Material provided >>
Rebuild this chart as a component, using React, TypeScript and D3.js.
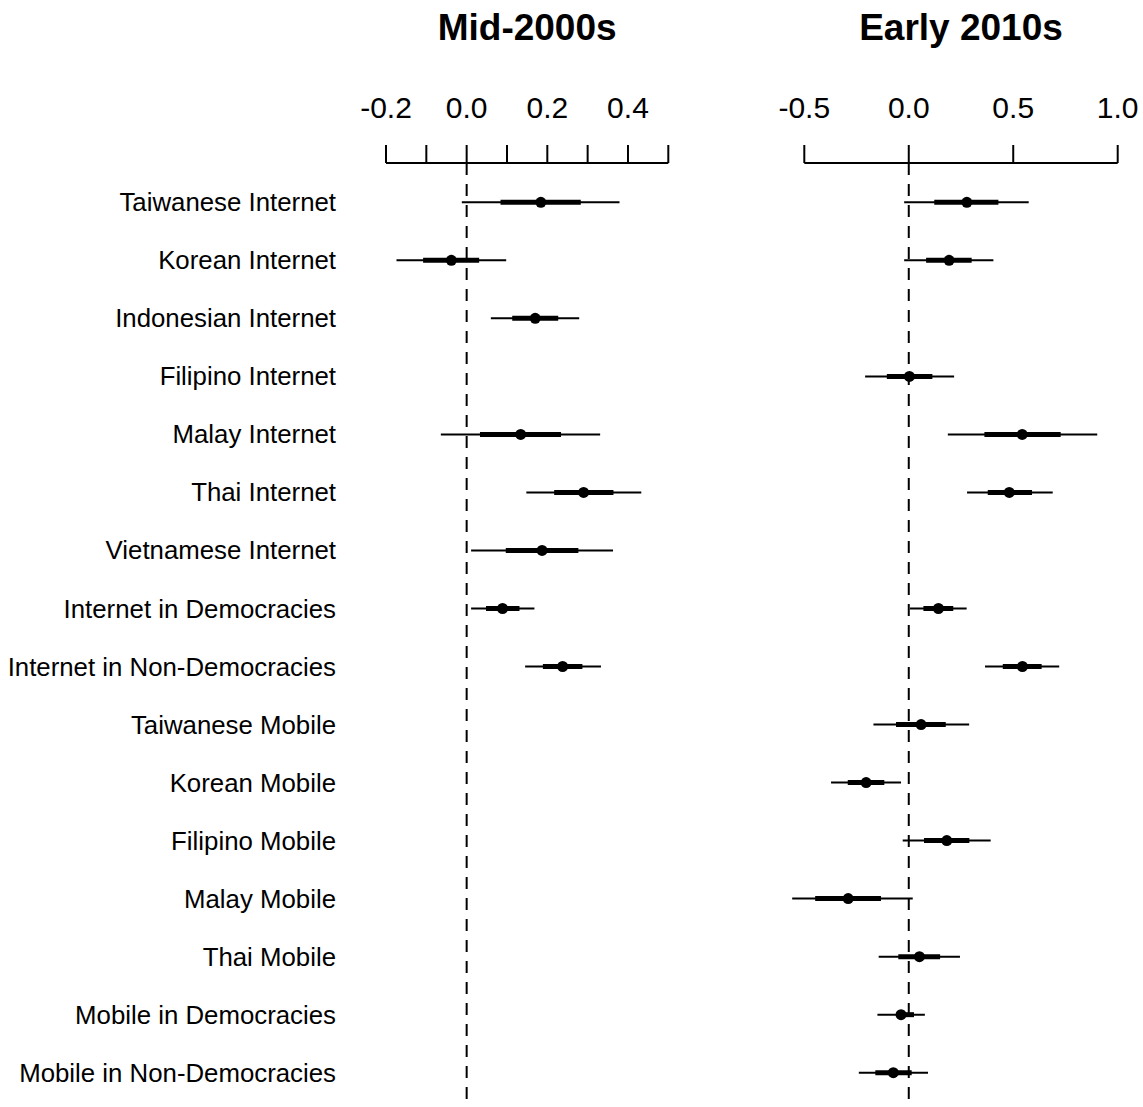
import React from "react";
import { scaleLinear, scalePoint } from "d3";

const labels = [
  "Taiwanese Internet",
  "Korean Internet",
  "Indonesian Internet",
  "Filipino Internet",
  "Malay Internet",
  "Thai Internet",
  "Vietnamese Internet",
  "Internet in Democracies",
  "Internet in Non-Democracies",
  "Taiwanese Mobile",
  "Korean Mobile",
  "Filipino Mobile",
  "Malay Mobile",
  "Thai Mobile",
  "Mobile in Democracies",
  "Mobile in Non-Democracies",
];

// [point, thick lo, thick hi, thin lo, thin hi], null = not estimated
const mid2000s = [
  [0.184, 0.084, 0.283, -0.012, 0.379],
  [-0.038, -0.108, 0.031, -0.174, 0.098],
  [0.17, 0.113, 0.227, 0.06, 0.279],
  null,
  [0.134, 0.033, 0.234, -0.064, 0.331],
  [0.29, 0.217, 0.364, 0.148, 0.433],
  [0.187, 0.097, 0.277, 0.011, 0.363],
  [0.089, 0.048, 0.131, 0.011, 0.168],
  [0.238, 0.189, 0.287, 0.145, 0.333],
  null,
  null,
  null,
  null,
  null,
  null,
  null,
];

const early2010s = [
  [0.278, 0.122, 0.429, -0.022, 0.574],
  [0.193, 0.083, 0.301, -0.022, 0.405],
  null,
  [0.003, -0.105, 0.113, -0.209, 0.217],
  [0.543, 0.362, 0.727, 0.187, 0.902],
  [0.481, 0.378, 0.59, 0.279, 0.689],
  null,
  [0.142, 0.07, 0.213, 0.006, 0.277],
  [0.544, 0.45, 0.636, 0.365, 0.72],
  [0.059, -0.061, 0.177, -0.169, 0.289],
  [-0.204, -0.292, -0.117, -0.372, -0.037],
  [0.182, 0.073, 0.29, -0.029, 0.392],
  [-0.29, -0.448, -0.133, -0.558, 0.019],
  [0.051, -0.05, 0.15, -0.144, 0.245],
  [-0.037, -0.05, 0.025, -0.15, 0.077],
  [-0.074, -0.16, 0.014, -0.239, 0.092],
];

const leftTicks = [-0.2, -0.1, 0, 0.1, 0.2, 0.3, 0.4, 0.5];
const leftTickLabels = ["-0.2", "0.0", "0.2", "0.4"];
const leftLabelAt = [-0.2, 0, 0.2, 0.4];
const rightTicks = [-0.5, 0, 0.5, 1.0];
const rightTickLabels = ["-0.5", "0.0", "0.5", "1.0"];

const font = "Liberation Sans, Arial, Helvetica, sans-serif";
const W = 1143;
const H = 1107;
const axisY = 163;

const y = scalePoint().domain(labels).range([202.3, 1072.7]);
const xLeft = scaleLinear().domain([-0.2, 0.5]).range([386, 668.3]);
const xRight = scaleLinear().domain([-0.5, 1.0]).range([804.3, 1117.7]);

function Panel({ title, x, ticks, labelAt, tickLabels, data }) {
  const [x0, x1] = x.range();
  return (
    <g>
      <text x={(x0 + x1) / 2} y={40} textAnchor="middle" fontSize={37} fontWeight="bold" fontFamily={font}>
        {title}
      </text>
      {labelAt.map((v, i) => (
        <text key={i} x={x(v)} y={118} textAnchor="middle" fontSize={30} fontFamily={font}>
          {tickLabels[i]}
        </text>
      ))}
      <line x1={x0} x2={x1} y1={axisY} y2={axisY} stroke="#000" strokeWidth={2} />
      {ticks.map((v) => (
        <line key={v} x1={x(v)} x2={x(v)} y1={axisY} y2={axisY - 18} stroke="#000" strokeWidth={2} />
      ))}
      <line x1={x(0)} x2={x(0)} y1={axisY} y2={H} stroke="#000" strokeWidth={2} strokeDasharray="12,9" />
      {data.map((d, i) => {
        if (!d) return null;
        const yy = y(labels[i]);
        return (
          <g key={i}>
            <line x1={x(d[3])} x2={x(d[4])} y1={yy} y2={yy} stroke="#000" strokeWidth={2} />
            <line x1={x(d[1])} x2={x(d[2])} y1={yy} y2={yy} stroke="#000" strokeWidth={5} />
            <circle cx={x(d[0])} cy={yy} r={5.5} fill="#000" />
          </g>
        );
      })}
    </g>
  );
}

export default function App() {
  return (
    <svg width={W} height={H} style={{ position: "absolute", left: 0, top: 0, background: "#fff" }}>
      <rect width={W} height={H} fill="#fff" />
      {labels.map((l) => (
        <text key={l} x={336} y={y(l)} dy="0.35em" textAnchor="end" fontSize={25.8} fontFamily={font}>
          {l}
        </text>
      ))}
      <Panel title="Mid-2000s" x={xLeft} ticks={leftTicks} labelAt={leftLabelAt} tickLabels={leftTickLabels} data={mid2000s} />
      <Panel title="Early 2010s" x={xRight} ticks={rightTicks} labelAt={rightTicks} tickLabels={rightTickLabels} data={early2010s} />
    </svg>
  );
}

Required work >>
Take the lines from the start of the material to the line with "scaleLinear().domain([-0.5, 1.0]).range([804.3, 1117.7]);", both included, and transcribe them exactly without the pictures.

Result of this task >>
Rebuild this chart as a component, using React, TypeScript and D3.js.
import React from "react";
import { scaleLinear, scalePoint } from "d3";

const labels = [
  "Taiwanese Internet",
  "Korean Internet",
  "Indonesian Internet",
  "Filipino Internet",
  "Malay Internet",
  "Thai Internet",
  "Vietnamese Internet",
  "Internet in Democracies",
  "Internet in Non-Democracies",
  "Taiwanese Mobile",
  "Korean Mobile",
  "Filipino Mobile",
  "Malay Mobile",
  "Thai Mobile",
  "Mobile in Democracies",
  "Mobile in Non-Democracies",
];

// [point, thick lo, thick hi, thin lo, thin hi], null = not estimated
const mid2000s = [
  [0.184, 0.084, 0.283, -0.012, 0.379],
  [-0.038, -0.108, 0.031, -0.174, 0.098],
  [0.17, 0.113, 0.227, 0.06, 0.279],
  null,
  [0.134, 0.033, 0.234, -0.064, 0.331],
  [0.29, 0.217, 0.364, 0.148, 0.433],
  [0.187, 0.097, 0.277, 0.011, 0.363],
  [0.089, 0.048, 0.131, 0.011, 0.168],
  [0.238, 0.189, 0.287, 0.145, 0.333],
  null,
  null,
  null,
  null,
  null,
  null,
  null,
];

const early2010s = [
  [0.278, 0.122, 0.429, -0.022, 0.574],
  [0.193, 0.083, 0.301, -0.022, 0.405],
  null,
  [0.003, -0.105, 0.113, -0.209, 0.217],
  [0.543, 0.362, 0.727, 0.187, 0.902],
  [0.481, 0.378, 0.59, 0.279, 0.689],
  null,
  [0.142, 0.07, 0.213, 0.006, 0.277],
  [0.544, 0.45, 0.636, 0.365, 0.72],
  [0.059, -0.061, 0.177, -0.169, 0.289],
  [-0.204, -0.292, -0.117, -0.372, -0.037],
  [0.182, 0.073, 0.29, -0.029, 0.392],
  [-0.29, -0.448, -0.133, -0.558, 0.019],
  [0.051, -0.05, 0.15, -0.144, 0.245],
  [-0.037, -0.05, 0.025, -0.15, 0.077],
  [-0.074, -0.16, 0.014, -0.239, 0.092],
];

const leftTicks = [-0.2, -0.1, 0, 0.1, 0.2, 0.3, 0.4, 0.5];
const leftTickLabels = ["-0.2", "0.0", "0.2", "0.4"];
const leftLabelAt = [-0.2, 0, 0.2, 0.4];
const rightTicks = [-0.5, 0, 0.5, 1.0];
const rightTickLabels = ["-0.5", "0.0", "0.5", "1.0"];

const font = "Liberation Sans, Arial, Helvetica, sans-serif";
const W = 1143;
const H = 1107;
const axisY = 163;

const y = scalePoint().domain(labels).range([202.3, 1072.7]);
const xLeft = scaleLinear().domain([-0.2, 0.5]).range([386, 668.3]);
const xRight = scaleLinear().domain([-0.5, 1.0]).range([804.3, 1117.7]);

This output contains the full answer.